1 cup vital wheat gluten flour (available at Whole Foods and most natural food stores)
3 tablespoons nutritional yeast
½ cup cold vegetable broth
¼ cup soy sauce
1 tablespoon olive oil
2 cloves garlic, pressed or grated on a microplane grater

Broth:

8 cups cold water plus 3 vegetable bouillon cubes, or 4 cups broth plus 4 cups water
¼ cup soy sauce

To prepare: Mix together the gluten flour and yeast in a large bowl. In a smaller bowl, mix together the veggie broth, soy sauce, olive oil and garlic. Pour the wet into the dry and stir with a wooden spoon until most of the moisture is absorbed. Use your hands to knead the mixture for a few minutes; until the dough is elastic (this happens pretty quickly!). Divide with a knife into three equal pieces and then give those pieces a good knead to stretch them out a bit.

Prepare the broth:
Fill a stockpot with water, bouillon cubes, and soy sauce, and add the wheat gluten pieces. Cover and bring to a boil. Try to catch it just as soon as it boils and then lower the heat as low as it will go so that becomes a low simmer. Partially cover the pot so that steam can escape and let simmer for an hour, turning the seitan occasionally.

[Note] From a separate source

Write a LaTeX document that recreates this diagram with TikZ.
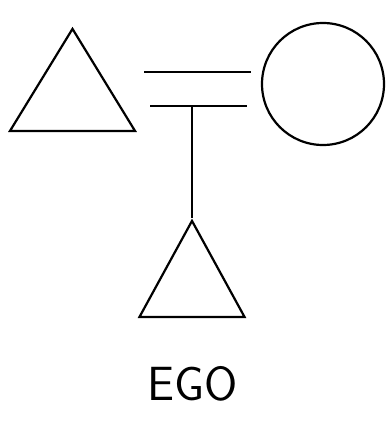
\documentclass[tikz,border=0pt]{standalone}
\usetikzlibrary{shapes.geometric}
\tikzset{
  male/.style 2 args={draw, line width=2.2pt, isosceles triangle, isosceles triangle stretches,
    shape border rotate=90, inner sep=0pt, minimum width=#1, minimum height=#2, anchor=lower side},
  female/.style={draw, line width=2.2pt, circle, inner sep=0pt, minimum size=122pt},
  marriage/.style={line width=#1},
  descent/.style={line width=1.8pt},
  egotext/.style={font=\sffamily\fontsize{48}{48}\selectfont, inner sep=0pt},
}

\begin{document}
\begin{tikzpicture}[x=1pt, y=-1pt]
    \useasboundingbox (0,0) rectangle (390,425);
    \node[male={125pt}{102pt}] (father) at (72.5,132) {};
    \node[female] (mother) at (323,84) {};
    \node[male={105pt}{96pt}] (ego) at (192,318) {};
    % double marriage line
    \coordinate (wedA1) at (144,72);
    \coordinate (wedA2) at (251,72);
    \coordinate (wedB1) at (150,106);
    \coordinate (wedB2) at (247,106);
    \draw[marriage=2.8pt] (wedA1) -- (wedA2);
    \draw[marriage=2.3pt] (wedB1) -- (wedB2);
    \coordinate (drop) at (ego.apex |- wedB1);
    \draw[descent] (drop) -- (ego.apex);
    \node[egotext] (egolabel) at (193,384) {EGO};
  \end{tikzpicture}
\end{document}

Turn off the heat and remove the lid, then let sit for 15 minutes. Remove the seitan from the broth and place in a strainer until cool enough to handle. It is now ready to be used. Our preferred method of cooking seitan is to slice it, dredge in flour, lightly pan-fry it in olive oil, season with salt and pepper and serve atop steamed vegetables. “Fried” seitan is also absolutely made for kids who love chicken nuggets (therefore all kids).